Start of SUPPLIED RECORDS

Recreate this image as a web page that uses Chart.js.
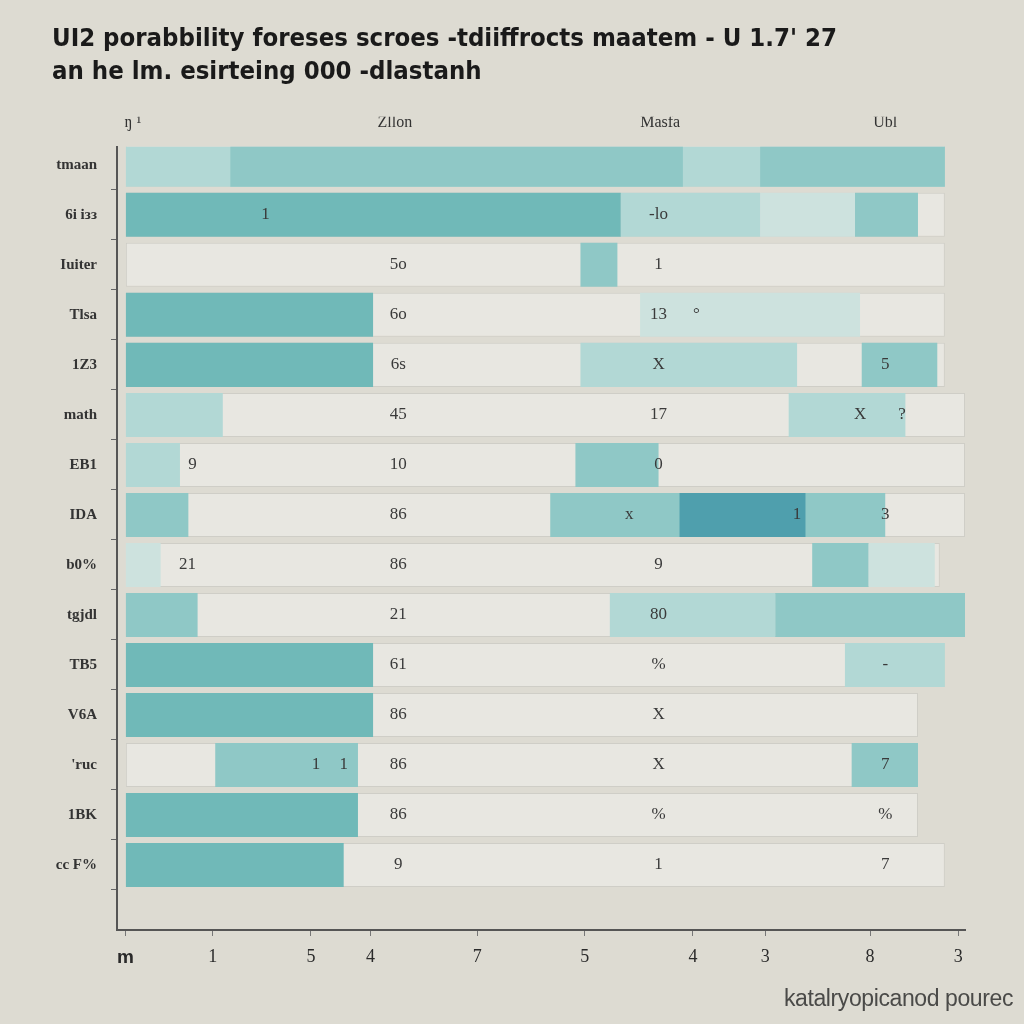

End of SUPPLIED RECORDS
Start of SUPPLIED RECORDS

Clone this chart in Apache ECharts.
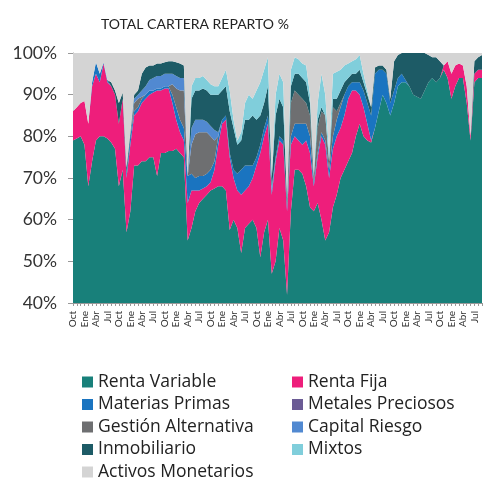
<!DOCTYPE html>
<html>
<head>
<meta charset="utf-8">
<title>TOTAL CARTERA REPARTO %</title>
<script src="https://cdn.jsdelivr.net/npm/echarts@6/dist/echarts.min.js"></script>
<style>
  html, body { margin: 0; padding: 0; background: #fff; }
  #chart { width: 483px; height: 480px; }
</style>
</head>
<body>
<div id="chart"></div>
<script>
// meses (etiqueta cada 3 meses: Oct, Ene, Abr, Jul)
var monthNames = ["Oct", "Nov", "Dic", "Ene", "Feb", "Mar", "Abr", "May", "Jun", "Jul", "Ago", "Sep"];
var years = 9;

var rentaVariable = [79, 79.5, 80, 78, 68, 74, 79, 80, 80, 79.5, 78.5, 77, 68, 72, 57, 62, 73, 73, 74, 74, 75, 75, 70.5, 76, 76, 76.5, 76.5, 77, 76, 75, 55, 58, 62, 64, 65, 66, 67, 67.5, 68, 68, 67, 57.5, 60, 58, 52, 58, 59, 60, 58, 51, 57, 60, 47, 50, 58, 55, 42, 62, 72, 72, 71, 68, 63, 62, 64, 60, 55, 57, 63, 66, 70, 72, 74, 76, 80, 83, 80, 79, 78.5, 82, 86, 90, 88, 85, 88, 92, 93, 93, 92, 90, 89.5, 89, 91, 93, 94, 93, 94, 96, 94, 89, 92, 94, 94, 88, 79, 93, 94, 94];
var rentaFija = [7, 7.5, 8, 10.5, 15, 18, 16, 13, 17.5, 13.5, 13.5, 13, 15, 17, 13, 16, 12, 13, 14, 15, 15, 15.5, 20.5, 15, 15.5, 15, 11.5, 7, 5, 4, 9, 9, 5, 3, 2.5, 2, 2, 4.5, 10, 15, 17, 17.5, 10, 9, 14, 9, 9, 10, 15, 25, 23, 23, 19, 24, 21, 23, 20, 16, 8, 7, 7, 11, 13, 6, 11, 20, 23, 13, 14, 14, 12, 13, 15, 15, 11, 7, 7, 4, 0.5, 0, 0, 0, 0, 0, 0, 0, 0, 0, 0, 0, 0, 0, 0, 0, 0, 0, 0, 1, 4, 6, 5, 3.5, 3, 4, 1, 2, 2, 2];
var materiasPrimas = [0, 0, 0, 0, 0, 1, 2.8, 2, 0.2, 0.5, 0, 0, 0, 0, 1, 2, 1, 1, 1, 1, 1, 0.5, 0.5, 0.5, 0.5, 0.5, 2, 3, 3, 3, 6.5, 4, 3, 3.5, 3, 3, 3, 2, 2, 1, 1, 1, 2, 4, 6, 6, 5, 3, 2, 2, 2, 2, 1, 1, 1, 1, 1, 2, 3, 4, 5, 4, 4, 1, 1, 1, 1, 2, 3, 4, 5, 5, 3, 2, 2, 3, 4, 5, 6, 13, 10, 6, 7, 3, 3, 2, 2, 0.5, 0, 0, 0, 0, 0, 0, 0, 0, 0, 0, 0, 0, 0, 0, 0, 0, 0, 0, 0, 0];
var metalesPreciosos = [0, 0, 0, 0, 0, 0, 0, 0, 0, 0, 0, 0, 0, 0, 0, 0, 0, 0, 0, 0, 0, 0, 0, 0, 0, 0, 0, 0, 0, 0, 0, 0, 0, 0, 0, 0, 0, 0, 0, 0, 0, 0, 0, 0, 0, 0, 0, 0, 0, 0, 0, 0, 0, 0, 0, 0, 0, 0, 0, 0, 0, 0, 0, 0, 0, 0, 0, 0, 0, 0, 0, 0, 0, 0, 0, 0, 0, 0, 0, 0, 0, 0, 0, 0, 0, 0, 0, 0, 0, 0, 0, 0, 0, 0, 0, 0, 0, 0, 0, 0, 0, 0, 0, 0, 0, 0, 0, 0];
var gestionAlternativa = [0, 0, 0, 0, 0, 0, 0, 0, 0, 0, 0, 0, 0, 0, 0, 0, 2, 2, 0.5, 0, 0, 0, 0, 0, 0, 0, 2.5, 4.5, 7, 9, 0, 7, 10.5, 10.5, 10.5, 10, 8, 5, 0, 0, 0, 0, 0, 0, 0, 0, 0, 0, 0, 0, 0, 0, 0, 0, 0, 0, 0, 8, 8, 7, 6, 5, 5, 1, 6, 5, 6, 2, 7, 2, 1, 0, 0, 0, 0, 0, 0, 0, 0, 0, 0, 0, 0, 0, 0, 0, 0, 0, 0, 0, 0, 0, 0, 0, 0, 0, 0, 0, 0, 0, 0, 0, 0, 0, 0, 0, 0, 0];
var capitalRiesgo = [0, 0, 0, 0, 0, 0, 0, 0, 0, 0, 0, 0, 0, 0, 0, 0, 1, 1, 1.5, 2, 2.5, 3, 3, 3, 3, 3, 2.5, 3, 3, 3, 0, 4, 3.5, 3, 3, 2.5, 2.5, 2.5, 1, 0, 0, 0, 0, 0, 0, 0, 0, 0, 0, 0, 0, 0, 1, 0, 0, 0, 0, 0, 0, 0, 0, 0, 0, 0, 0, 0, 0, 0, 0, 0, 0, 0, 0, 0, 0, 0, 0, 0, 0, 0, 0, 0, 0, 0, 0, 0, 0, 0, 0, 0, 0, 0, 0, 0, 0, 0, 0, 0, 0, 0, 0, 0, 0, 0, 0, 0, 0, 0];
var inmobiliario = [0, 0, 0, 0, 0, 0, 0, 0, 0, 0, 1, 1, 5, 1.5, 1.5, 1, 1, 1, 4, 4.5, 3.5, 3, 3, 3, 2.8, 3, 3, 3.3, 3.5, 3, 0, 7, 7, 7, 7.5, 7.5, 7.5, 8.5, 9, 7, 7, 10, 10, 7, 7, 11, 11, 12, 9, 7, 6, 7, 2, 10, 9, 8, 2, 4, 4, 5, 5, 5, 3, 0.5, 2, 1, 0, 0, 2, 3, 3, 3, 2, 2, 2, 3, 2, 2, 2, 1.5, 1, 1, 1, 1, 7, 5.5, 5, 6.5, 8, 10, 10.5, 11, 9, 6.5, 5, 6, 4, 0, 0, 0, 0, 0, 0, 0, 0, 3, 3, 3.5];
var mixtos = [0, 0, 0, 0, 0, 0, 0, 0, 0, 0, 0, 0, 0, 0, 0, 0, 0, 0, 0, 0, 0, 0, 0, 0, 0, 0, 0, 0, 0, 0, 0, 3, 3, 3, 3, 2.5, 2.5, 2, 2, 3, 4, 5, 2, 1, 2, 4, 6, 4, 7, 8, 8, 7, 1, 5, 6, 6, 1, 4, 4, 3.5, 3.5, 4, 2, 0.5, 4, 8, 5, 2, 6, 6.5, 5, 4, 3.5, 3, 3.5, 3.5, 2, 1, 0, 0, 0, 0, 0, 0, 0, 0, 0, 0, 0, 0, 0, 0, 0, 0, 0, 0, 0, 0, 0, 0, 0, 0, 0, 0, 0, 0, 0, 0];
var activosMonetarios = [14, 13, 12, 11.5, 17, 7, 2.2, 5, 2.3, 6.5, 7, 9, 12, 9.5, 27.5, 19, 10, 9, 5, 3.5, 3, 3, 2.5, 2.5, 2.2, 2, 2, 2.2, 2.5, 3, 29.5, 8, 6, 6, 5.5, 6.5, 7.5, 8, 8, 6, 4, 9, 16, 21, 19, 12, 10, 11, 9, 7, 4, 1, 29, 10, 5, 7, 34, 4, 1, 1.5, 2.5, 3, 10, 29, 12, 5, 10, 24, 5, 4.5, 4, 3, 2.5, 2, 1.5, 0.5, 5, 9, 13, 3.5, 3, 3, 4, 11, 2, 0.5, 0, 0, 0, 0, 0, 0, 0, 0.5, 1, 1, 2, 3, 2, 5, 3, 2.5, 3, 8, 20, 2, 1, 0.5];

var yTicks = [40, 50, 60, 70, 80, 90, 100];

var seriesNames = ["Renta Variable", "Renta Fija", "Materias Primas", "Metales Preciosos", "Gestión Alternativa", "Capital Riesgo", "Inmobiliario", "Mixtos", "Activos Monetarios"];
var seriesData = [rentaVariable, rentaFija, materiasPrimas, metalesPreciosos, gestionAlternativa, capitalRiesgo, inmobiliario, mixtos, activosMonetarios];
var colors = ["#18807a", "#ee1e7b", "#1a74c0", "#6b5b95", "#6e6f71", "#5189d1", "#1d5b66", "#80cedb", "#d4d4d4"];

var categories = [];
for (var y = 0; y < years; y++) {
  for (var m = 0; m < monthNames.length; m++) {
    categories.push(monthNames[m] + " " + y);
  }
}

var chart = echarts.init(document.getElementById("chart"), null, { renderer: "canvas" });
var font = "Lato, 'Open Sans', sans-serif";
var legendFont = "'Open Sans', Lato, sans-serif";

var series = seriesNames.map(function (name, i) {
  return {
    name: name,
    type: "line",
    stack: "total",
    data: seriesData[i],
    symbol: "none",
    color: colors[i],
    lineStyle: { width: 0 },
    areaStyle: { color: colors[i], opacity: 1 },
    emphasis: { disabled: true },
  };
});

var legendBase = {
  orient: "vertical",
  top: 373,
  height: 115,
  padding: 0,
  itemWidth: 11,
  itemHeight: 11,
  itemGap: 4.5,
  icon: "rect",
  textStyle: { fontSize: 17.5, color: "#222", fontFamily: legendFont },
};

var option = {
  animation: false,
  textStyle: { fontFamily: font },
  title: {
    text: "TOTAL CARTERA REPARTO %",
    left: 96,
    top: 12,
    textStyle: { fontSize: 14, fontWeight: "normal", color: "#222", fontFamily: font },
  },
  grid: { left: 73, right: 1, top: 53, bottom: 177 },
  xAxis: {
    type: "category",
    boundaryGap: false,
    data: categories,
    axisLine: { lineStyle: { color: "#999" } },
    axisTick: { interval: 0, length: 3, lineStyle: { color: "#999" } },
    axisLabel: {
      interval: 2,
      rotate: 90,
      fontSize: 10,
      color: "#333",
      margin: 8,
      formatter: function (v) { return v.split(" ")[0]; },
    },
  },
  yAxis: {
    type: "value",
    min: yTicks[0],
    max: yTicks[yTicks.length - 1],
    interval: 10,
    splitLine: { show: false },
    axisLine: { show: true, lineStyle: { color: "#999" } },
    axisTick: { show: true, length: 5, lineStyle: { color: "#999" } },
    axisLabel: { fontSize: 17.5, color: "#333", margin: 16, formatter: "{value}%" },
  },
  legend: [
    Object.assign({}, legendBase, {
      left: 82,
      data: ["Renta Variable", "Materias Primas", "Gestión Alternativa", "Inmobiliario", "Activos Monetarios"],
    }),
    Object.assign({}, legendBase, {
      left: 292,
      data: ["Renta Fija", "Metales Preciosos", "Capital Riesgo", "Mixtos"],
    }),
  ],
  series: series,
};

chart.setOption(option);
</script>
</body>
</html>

End of SUPPLIED RECORDS

WHAT YOU SHOULD DO: Look above for the line containing "Clone this chart in Apache ECharts.", then write out every line from there down to the line containing "var years = 9;", that line included, with no pictures.

EXPECTED OUTPUT:
Clone this chart in Apache ECharts.
<!DOCTYPE html>
<html>
<head>
<meta charset="utf-8">
<title>TOTAL CARTERA REPARTO %</title>
<script src="https://cdn.jsdelivr.net/npm/echarts@6/dist/echarts.min.js"></script>
<style>
  html, body { margin: 0; padding: 0; background: #fff; }
  #chart { width: 483px; height: 480px; }
</style>
</head>
<body>
<div id="chart"></div>
<script>
// meses (etiqueta cada 3 meses: Oct, Ene, Abr, Jul)
var monthNames = ["Oct", "Nov", "Dic", "Ene", "Feb", "Mar", "Abr", "May", "Jun", "Jul", "Ago", "Sep"];
var years = 9;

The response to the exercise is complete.